Task objective: Only the lines from the start of the data through the line containing "fig = plt.figure(figsize=(W/100, H/100), dpi=100)" should be written out, exactly as they are, with both ends included and the pictures left out.

Given data:
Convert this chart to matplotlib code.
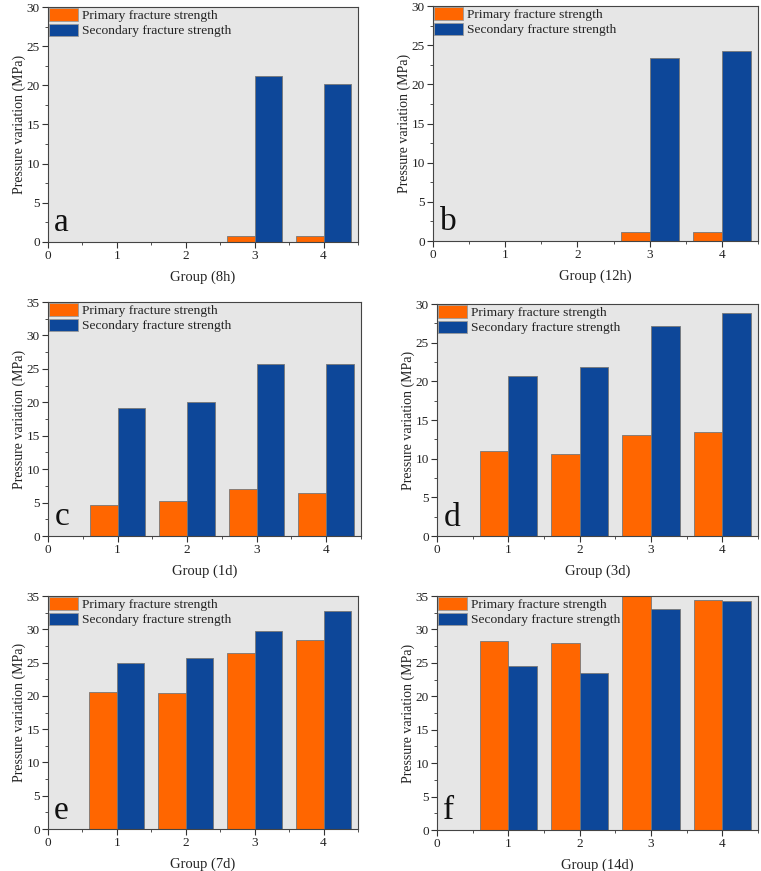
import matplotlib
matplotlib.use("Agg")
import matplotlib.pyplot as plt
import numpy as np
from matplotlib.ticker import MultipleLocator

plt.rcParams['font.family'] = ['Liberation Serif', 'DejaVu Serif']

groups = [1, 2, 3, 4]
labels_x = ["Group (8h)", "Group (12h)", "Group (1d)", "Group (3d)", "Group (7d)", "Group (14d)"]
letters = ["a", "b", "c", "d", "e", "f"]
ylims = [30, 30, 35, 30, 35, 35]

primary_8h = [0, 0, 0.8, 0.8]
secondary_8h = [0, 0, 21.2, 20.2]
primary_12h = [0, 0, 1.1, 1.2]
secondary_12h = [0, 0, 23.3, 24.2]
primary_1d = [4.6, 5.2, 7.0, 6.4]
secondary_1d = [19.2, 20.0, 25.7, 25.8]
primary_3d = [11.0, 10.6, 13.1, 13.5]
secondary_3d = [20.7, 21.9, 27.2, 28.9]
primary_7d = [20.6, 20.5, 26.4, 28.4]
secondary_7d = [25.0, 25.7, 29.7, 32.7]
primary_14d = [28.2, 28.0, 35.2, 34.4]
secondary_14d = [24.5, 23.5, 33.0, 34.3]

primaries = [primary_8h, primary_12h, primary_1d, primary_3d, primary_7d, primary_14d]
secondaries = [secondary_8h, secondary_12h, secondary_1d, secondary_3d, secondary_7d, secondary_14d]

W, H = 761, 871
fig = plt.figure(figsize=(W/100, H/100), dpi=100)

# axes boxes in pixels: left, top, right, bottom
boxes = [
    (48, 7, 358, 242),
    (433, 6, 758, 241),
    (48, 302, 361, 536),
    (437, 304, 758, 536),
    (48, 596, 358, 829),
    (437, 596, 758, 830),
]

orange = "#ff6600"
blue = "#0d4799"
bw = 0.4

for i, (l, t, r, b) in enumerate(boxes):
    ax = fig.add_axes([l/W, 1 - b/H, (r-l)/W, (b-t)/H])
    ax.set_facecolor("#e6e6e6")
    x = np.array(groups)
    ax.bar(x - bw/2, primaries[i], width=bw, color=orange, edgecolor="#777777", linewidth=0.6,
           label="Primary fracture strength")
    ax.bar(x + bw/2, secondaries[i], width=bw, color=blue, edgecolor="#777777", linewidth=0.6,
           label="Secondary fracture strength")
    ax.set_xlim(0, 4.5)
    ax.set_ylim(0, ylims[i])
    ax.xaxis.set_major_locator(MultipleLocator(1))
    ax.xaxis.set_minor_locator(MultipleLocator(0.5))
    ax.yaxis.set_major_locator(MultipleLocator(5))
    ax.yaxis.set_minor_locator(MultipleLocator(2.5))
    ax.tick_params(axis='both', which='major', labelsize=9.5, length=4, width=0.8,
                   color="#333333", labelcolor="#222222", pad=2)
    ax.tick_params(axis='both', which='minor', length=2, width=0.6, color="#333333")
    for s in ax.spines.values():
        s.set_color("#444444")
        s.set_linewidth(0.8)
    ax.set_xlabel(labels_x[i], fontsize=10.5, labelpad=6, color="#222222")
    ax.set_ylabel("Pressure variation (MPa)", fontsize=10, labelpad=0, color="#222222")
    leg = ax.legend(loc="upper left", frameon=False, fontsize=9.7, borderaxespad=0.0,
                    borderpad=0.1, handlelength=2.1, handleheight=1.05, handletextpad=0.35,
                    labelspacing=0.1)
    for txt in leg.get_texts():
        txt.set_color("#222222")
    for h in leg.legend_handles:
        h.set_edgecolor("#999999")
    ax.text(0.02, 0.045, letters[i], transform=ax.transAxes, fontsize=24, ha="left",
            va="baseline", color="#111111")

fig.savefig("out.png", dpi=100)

Written reply:
Convert this chart to matplotlib code.
import matplotlib
matplotlib.use("Agg")
import matplotlib.pyplot as plt
import numpy as np
from matplotlib.ticker import MultipleLocator

plt.rcParams['font.family'] = ['Liberation Serif', 'DejaVu Serif']

groups = [1, 2, 3, 4]
labels_x = ["Group (8h)", "Group (12h)", "Group (1d)", "Group (3d)", "Group (7d)", "Group (14d)"]
letters = ["a", "b", "c", "d", "e", "f"]
ylims = [30, 30, 35, 30, 35, 35]

primary_8h = [0, 0, 0.8, 0.8]
secondary_8h = [0, 0, 21.2, 20.2]
primary_12h = [0, 0, 1.1, 1.2]
secondary_12h = [0, 0, 23.3, 24.2]
primary_1d = [4.6, 5.2, 7.0, 6.4]
secondary_1d = [19.2, 20.0, 25.7, 25.8]
primary_3d = [11.0, 10.6, 13.1, 13.5]
secondary_3d = [20.7, 21.9, 27.2, 28.9]
primary_7d = [20.6, 20.5, 26.4, 28.4]
secondary_7d = [25.0, 25.7, 29.7, 32.7]
primary_14d = [28.2, 28.0, 35.2, 34.4]
secondary_14d = [24.5, 23.5, 33.0, 34.3]

primaries = [primary_8h, primary_12h, primary_1d, primary_3d, primary_7d, primary_14d]
secondaries = [secondary_8h, secondary_12h, secondary_1d, secondary_3d, secondary_7d, secondary_14d]

W, H = 761, 871
fig = plt.figure(figsize=(W/100, H/100), dpi=100)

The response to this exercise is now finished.